The East rank and file pilots were not fully informed by the founders of USAPA or the subsequent leaders. Seniority is not like negotiating crew meals – far from it! We now have a live and justiciable controversy simply because USAPA aims to replace the arbitrated seniority list with something different. The Declaratory Judgment is just the first step to resolving USAPA’s aims to avoid the Nicolau, and there is no guarantee that Judge Silver will completely resolve it.

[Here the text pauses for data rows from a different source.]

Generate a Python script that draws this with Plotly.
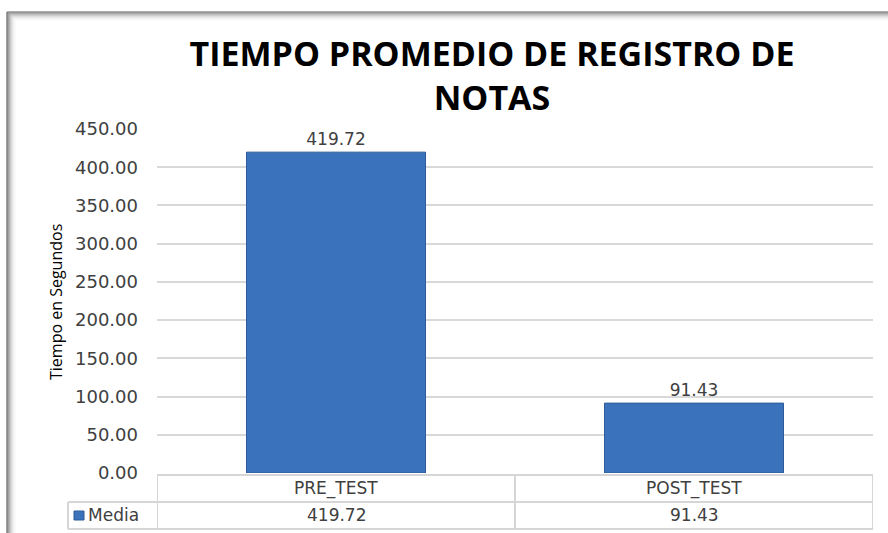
import plotly.graph_objects as go

categories = ["PRE_TEST", "POST_TEST"]
media = [419.72, 91.43]
series_name = "Media"
y_ticks = [0, 50, 100, 150, 200, 250, 300, 350, 400, 450]
title_text = "TIEMPO PROMEDIO DE REGISTRO DE<br>NOTAS"
y_title = "Tiempo en Segundos"

W, H = 888, 533
ML, MR, MT, MB = 157, 15, 129, 60
PW, PH = W - ML - MR, H - MT - MB


def X(px):
    return (px - ML) / PW


def Y(py):
    return (H - MB - py) / PH


TXT = "#404040"
GRID = "#d9d9d9"
TLINE = "#d6d6d6"
BAR = "#3a72bb"

fig = go.Figure()
fig.add_trace(go.Bar(
    x=categories, y=media, name=series_name, width=0.5,
    marker=dict(color=BAR, line=dict(color="#2d5c98", width=1)),
    text=[f"{v:.2f}" for v in media], textposition="outside",
    textfont=dict(family="DejaVu Sans", size=17, color=TXT),
    cliponaxis=False, showlegend=False,
))

shapes = []
# frame shadow (left and top)
shades = ["#606060", "#7c7c7c", "#989898", "#b0b0b0", "#c6c6c6", "#d8d8d8", "#e6e6e6", "#f1f1f1", "#f8f8f8"]
for i, c in enumerate(shades):
    shapes.append(dict(type="line", xref="paper", yref="paper",
                       x0=X(7 + i), x1=X(7 + i), y0=Y(12 + i), y1=Y(540),
                       line=dict(color=c, width=1.2), layer="below"))
    shapes.append(dict(type="line", xref="paper", yref="paper",
                       x0=X(7 + i), x1=X(900), y0=Y(12 + i), y1=Y(12 + i),
                       line=dict(color=c, width=1.2), layer="below"))

# data table lines
top, mid, bot = 475, 502, 529
left_leg, right = 68, 873
tl = dict(color=TLINE, width=2)
shapes += [
    dict(type="line", xref="paper", yref="paper", x0=X(ML), x1=X(right), y0=Y(top), y1=Y(top), line=tl),
    dict(type="line", xref="paper", yref="paper", x0=X(left_leg), x1=X(right), y0=Y(mid), y1=Y(mid), line=tl),
    dict(type="line", xref="paper", yref="paper", x0=X(left_leg), x1=X(right), y0=Y(bot), y1=Y(bot), line=tl),
    dict(type="line", xref="paper", yref="paper", x0=X(left_leg), x1=X(left_leg), y0=Y(mid), y1=Y(bot), line=tl),
]
for k in range(len(categories) + 1):
    shapes.append(dict(type="line", xref="x", yref="paper", x0=k - 0.5, x1=k - 0.5,
                       y0=Y(top), y1=Y(bot), line=tl))
# legend key
shapes.append(dict(type="rect", xref="paper", yref="paper", x0=X(74), x1=X(84), y0=Y(520), y1=Y(511),
                   fillcolor=BAR, line=dict(color="#2d5c98", width=1)))

cell_font = dict(family="DejaVu Sans", size=17, color=TXT)
annotations = []
for i, (c, v) in enumerate(zip(categories, media)):
    annotations.append(dict(x=i, xref="x", y=Y(488), yref="paper", text=c, showarrow=False,
                            xanchor="center", yanchor="middle", font=cell_font))
    annotations.append(dict(x=i, xref="x", y=Y(515), yref="paper", text=f"{v:.2f}", showarrow=False,
                            xanchor="center", yanchor="middle", font=cell_font))
annotations.append(dict(x=X(86), xref="paper", y=Y(515), yref="paper", text=series_name, showarrow=False,
                        xanchor="left", yanchor="middle", font=cell_font))
annotations.append(dict(x=X(56), xref="paper", y=Y(302), yref="paper", text=y_title, showarrow=False,
                        xanchor="center", yanchor="middle", textangle=-90,
                        font=dict(family="Liberation Sans Narrow, Open Sans", size=16, color="#000000")))

fig.update_layout(
    width=W, height=H,
    margin=dict(l=ML, r=MR, t=MT, b=MB, pad=0),
    paper_bgcolor="white", plot_bgcolor="white",
    title=dict(text=title_text, x=492 / W, xanchor="center", xref="container",
               y=1 - 66 / H, yanchor="top", yref="container",
               font=dict(family="Open Sans", size=34, color="#000000", weight="bold")),
    xaxis=dict(range=[-0.5, len(categories) - 0.5], showticklabels=False, showgrid=False,
               zeroline=False, showline=False, ticks=""),
    yaxis=dict(range=[0, 450], tickvals=y_ticks, ticktext=[f"{t:.2f}" for t in y_ticks],
               showgrid=True, gridcolor=GRID, gridwidth=1.5, zeroline=False, showline=False,
               ticks="", ticklabelstandoff=18,
               tickfont=dict(family="DejaVu Sans", size=18, color=TXT)),
    shapes=shapes, annotations=annotations,
    bargap=0.5,
)

fig.write_html("out.html", config={"displayModeBar": False},
               post_script="document.body.style.margin='0px';document.body.style.overflow='hidden';")
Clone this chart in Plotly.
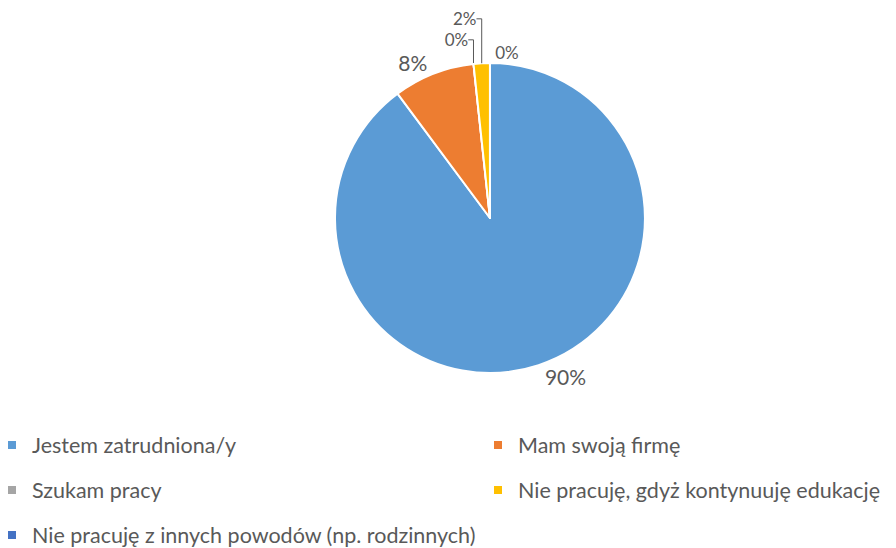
import plotly.graph_objects as go

labels = [
    "Jestem zatrudniona/y",
    "Mam swoją firmę",
    "Szukam pracy",
    "Nie pracuję, gdyż kontynuuję edukację",
    "Nie pracuję z innych powodów (np. rodzinnych)",
]
values = [106, 10, 0, 2, 0]
colors = ["#5B9BD5", "#ED7D31", "#A5A5A5", "#FFC000", "#4472C4"]

FONT = "Lato"
GREY = "#595959"

fig = go.Figure()
fig.add_trace(
    go.Pie(
        labels=labels,
        values=values,
        sort=False,
        direction="clockwise",
        rotation=0,
        marker=dict(colors=colors, line=dict(color="white", width=2)),
        textposition="outside",
        texttemplate="%{percent:.0%}",
        textfont=dict(size=[21, 21, 17, 17, 17], color=GREY, family=FONT),
        domain=dict(x=[0.3649, 0.7109], y=[0.334, 0.8996]),
        hoverinfo="label+percent",
        showlegend=False,
    )
)

# legend entries (one legend per entry, laid out in two columns)
legend_names = ["legend", "legend2", "legend3", "legend4", "legend5"]
legend_pos = [(-16, 437), (470, 437), (-16, 482), (470, 482), (-16, 527)]
for lab, col, lname in zip(labels, colors, legend_names):
    fig.add_trace(
        go.Scatter(
            x=[None], y=[None], mode="markers", name=lab,
            marker=dict(symbol="square", size=8, color=col),
            legend=lname, showlegend=True, hoverinfo="skip",
        )
    )

legend_layout = {}
for lname, (lx, ly) in zip(legend_names, legend_pos):
    legend_layout[lname] = dict(
        x=lx / 896, xanchor="left",
        y=1 - ly / 548, yanchor="middle",
        orientation="h",
        font=dict(size=21.5, color=GREY, family=FONT),
        itemwidth=30,
        bgcolor="rgba(0,0,0,0)",
    )

fig.update_layout(
    width=896,
    height=548,
    margin=dict(l=0, r=0, t=0, b=0, autoexpand=False),
    paper_bgcolor="white",
    plot_bgcolor="white",
    font=dict(family=FONT, color=GREY),
    xaxis=dict(visible=False),
    yaxis=dict(visible=False),
    **legend_layout,
)

fig.write_html("out.html")
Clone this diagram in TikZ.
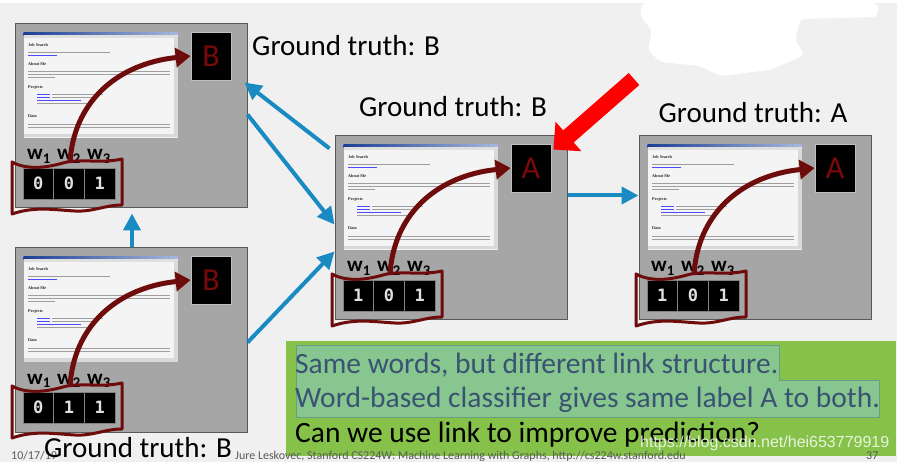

The choice is yours to make: we can continue to litigate this for another few years with the overwhelming likely result being a court order to use the Nicolau, or we just accept the arbitrated list today and remove the only obstacle standing in the way of a better contract and a better life for all. If you like your current situation and wages, then by all means for any of the other candidates as their platforms are guaranteed to keep all of us locked at our current pay and benefits. If however you are looking to finally get off a bankruptcy contract on the East and Contract 2004 on the West, than there is only one vote for you: Ferguson, Koontz and Holmes.